Apart from draughts, however, he never meant to have any on the farm. He gestures at Junie. "Only for her breeding the three chaps, we would never have had anything to do with them," he says. "But these lads came along and started off pony racing. And we bought a couple, bred a couple, started to train a few."

That so aimless a journey could lead to such a destination will again cause his mind to wander at Easter Mass. "Before Leopardstown I never slept all night," he says. "And I went to Mass and never said one prayer, I was thinking and thinking the whole time on the horse, what can go wrong. So I know I won't sleep Saturday night. And if he wins, I won't sleep on Sunday night either – and you know why that is." Junie rolls her eyes.

"But I never thought I'd live to see a horse like this," her husband says. "Though I never thought I'd live to see Dublin win another All-Ireland final, either.

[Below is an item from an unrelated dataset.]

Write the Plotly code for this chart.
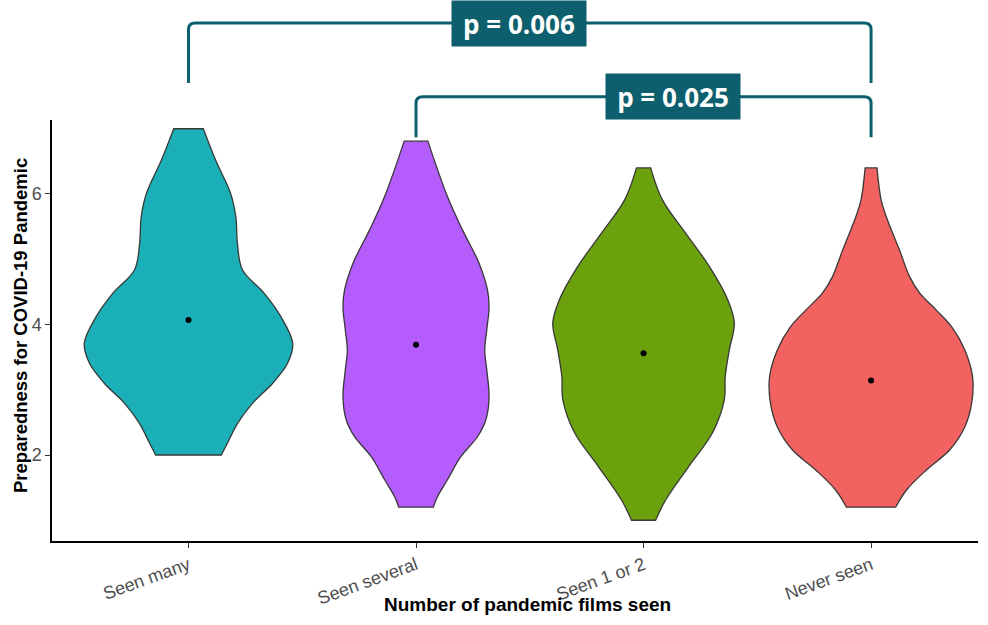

And b'Jesus they did last year. I watched them the other day, mind, and know I won't see them do it again."

Nor will there be another Flemenstar, but the privilege is not wasted on Casey. "Sure, I should be retired," he says. "Thirteen years ago, Christmas Eve, I'd been away dancing. I was a hoor dancer, Jesus, I would dance all night. And I came back and didn't feel right and I needed a treble bypass. Then I had a new hip, seven years ago, and the lungs are gone about five. And I had three stents in just before Christmas. I'm only a quarter what I was."

In which case, what chance did the teenage Junie ever have? "I'm a rare one." Casey gives another delighted laugh, only this time the eyes stay fixed. "Am I? Huh? What do you think? D'ye think I'm rare? Do yer? Huh? You won't meet many like me."